# [TO DO]
Copy out the listing in full, exactly as written, but not its pictures.

# [RECORDED DATA]
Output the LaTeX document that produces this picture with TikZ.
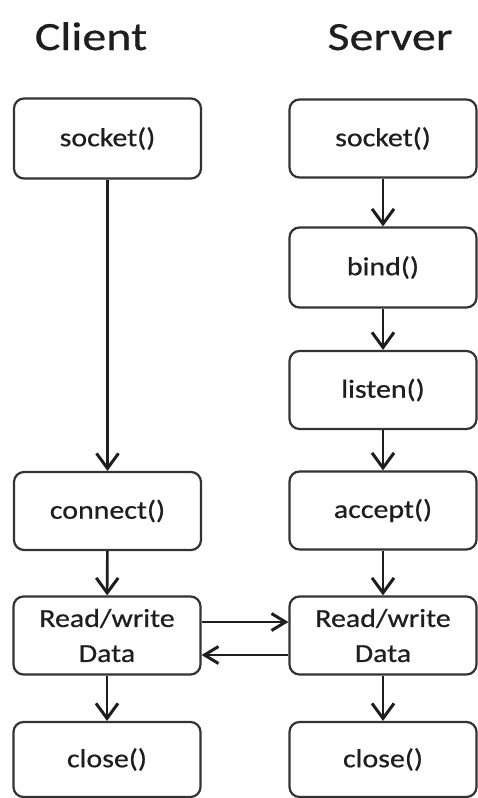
\documentclass[tikz,border=0pt]{standalone}
\usepackage{fontspec}
\setmainfont{Carlito}[FakeStretch=1.15,FakeBold=0.6]
\newfontfamily\titlefont{Carlito}[FakeStretch=1.2,FakeBold=0.6]
\usetikzlibrary{arrows.meta}
\definecolor{linegray}{HTML}{333333}
\definecolor{textdark}{HTML}{1E1E1E}
\tikzset{
  box/.style={draw=linegray, line width=2.2pt, rounded corners=10pt, minimum width=187pt,
    minimum height=78pt, inner sep=0pt, font=\fontsize{26}{35}\selectfont, text=textdark,
    align=center, fill=white},
  flow/.style={draw=textdark, line width=2.6pt,
    -{Straight Barb[length=15pt,width=22pt,line width=3pt]}},
  hflow/.style={draw=textdark, line width=2.6pt,
    -{Straight Barb[length=14pt,width=17pt,line width=3pt]}},
  title/.style={font=\titlefont\fontsize{40}{48}\selectfont, text=textdark, anchor=base}
}
\begin{document}
\begin{tikzpicture}[x=1pt,y=-1pt]
\useasboundingbox (0,0) rectangle (477,798);
\node[title] (tc) at (91,50) {Client};
\node[title] (ts) at (390,50) {Server};
% client column
\node[box, minimum height=80pt] (cs) at (107.5,138.5) {socket()};
\node[box] (cc) at (107.5,511) {connect()};
\node[box] (crw) at (107,635.5) {Read/write\\Data};
\node[box, minimum height=75pt] (ccl) at (107,759.5) {close()};
% server column
\node[box] (ss) at (383,138.5) {socket()};
\node[box, minimum height=80pt] (sb) at (383,267.5) {bind()};
\node[box] (sl) at (383,390) {listen()};
\node[box] (sa) at (383,510.5) {accept()};
\node[box] (srw) at (383,635.5) {Read/write\\Data};
\node[box, minimum height=75pt] (scl) at (383,759.5) {close()};
% arrows
\draw[flow] (cs) -- (cc);
\draw[flow] (cc) -- (crw);
\draw[flow] (crw) -- (ccl);
\draw[flow] (ss) -- (sb);
\draw[flow] (sb) -- (sl);
\draw[flow] (sl) -- (sa);
\draw[flow] (sa) -- (srw);
\draw[flow] (srw) -- (scl);
\draw[hflow] ([yshift=13.5pt]crw.east) -- ([yshift=13.5pt]srw.west);
\draw[hflow] ([yshift=-19.5pt]srw.west) -- ([yshift=-19.5pt]crw.east);
\end{tikzpicture}
\end{document}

# [RESPONSE TO THIS EXERCISE]
Output the LaTeX document that produces this picture with TikZ.
\documentclass[tikz,border=0pt]{standalone}
\usepackage{fontspec}
\setmainfont{Carlito}[FakeStretch=1.15,FakeBold=0.6]
\newfontfamily\titlefont{Carlito}[FakeStretch=1.2,FakeBold=0.6]
\usetikzlibrary{arrows.meta}
\definecolor{linegray}{HTML}{333333}
\definecolor{textdark}{HTML}{1E1E1E}
\tikzset{
  box/.style={draw=linegray, line width=2.2pt, rounded corners=10pt, minimum width=187pt,
    minimum height=78pt, inner sep=0pt, font=\fontsize{26}{35}\selectfont, text=textdark,
    align=center, fill=white},
  flow/.style={draw=textdark, line width=2.6pt,
    -{Straight Barb[length=15pt,width=22pt,line width=3pt]}},
  hflow/.style={draw=textdark, line width=2.6pt,
    -{Straight Barb[length=14pt,width=17pt,line width=3pt]}},
  title/.style={font=\titlefont\fontsize{40}{48}\selectfont, text=textdark, anchor=base}
}
\begin{document}
\begin{tikzpicture}[x=1pt,y=-1pt]
\useasboundingbox (0,0) rectangle (477,798);
\node[title] (tc) at (91,50) {Client};
\node[title] (ts) at (390,50) {Server};
% client column
\node[box, minimum height=80pt] (cs) at (107.5,138.5) {socket()};
\node[box] (cc) at (107.5,511) {connect()};
\node[box] (crw) at (107,635.5) {Read/write\\Data};
\node[box, minimum height=75pt] (ccl) at (107,759.5) {close()};
% server column
\node[box] (ss) at (383,138.5) {socket()};
\node[box, minimum height=80pt] (sb) at (383,267.5) {bind()};
\node[box] (sl) at (383,390) {listen()};
\node[box] (sa) at (383,510.5) {accept()};
\node[box] (srw) at (383,635.5) {Read/write\\Data};
\node[box, minimum height=75pt] (scl) at (383,759.5) {close()};
% arrows
\draw[flow] (cs) -- (cc);
\draw[flow] (cc) -- (crw);
\draw[flow] (crw) -- (ccl);
\draw[flow] (ss) -- (sb);
\draw[flow] (sb) -- (sl);
\draw[flow] (sl) -- (sa);
\draw[flow] (sa) -- (srw);
\draw[flow] (srw) -- (scl);
\draw[hflow] ([yshift=13.5pt]crw.east) -- ([yshift=13.5pt]srw.west);
\draw[hflow] ([yshift=-19.5pt]srw.west) -- ([yshift=-19.5pt]crw.east);
\end{tikzpicture}
\end{document}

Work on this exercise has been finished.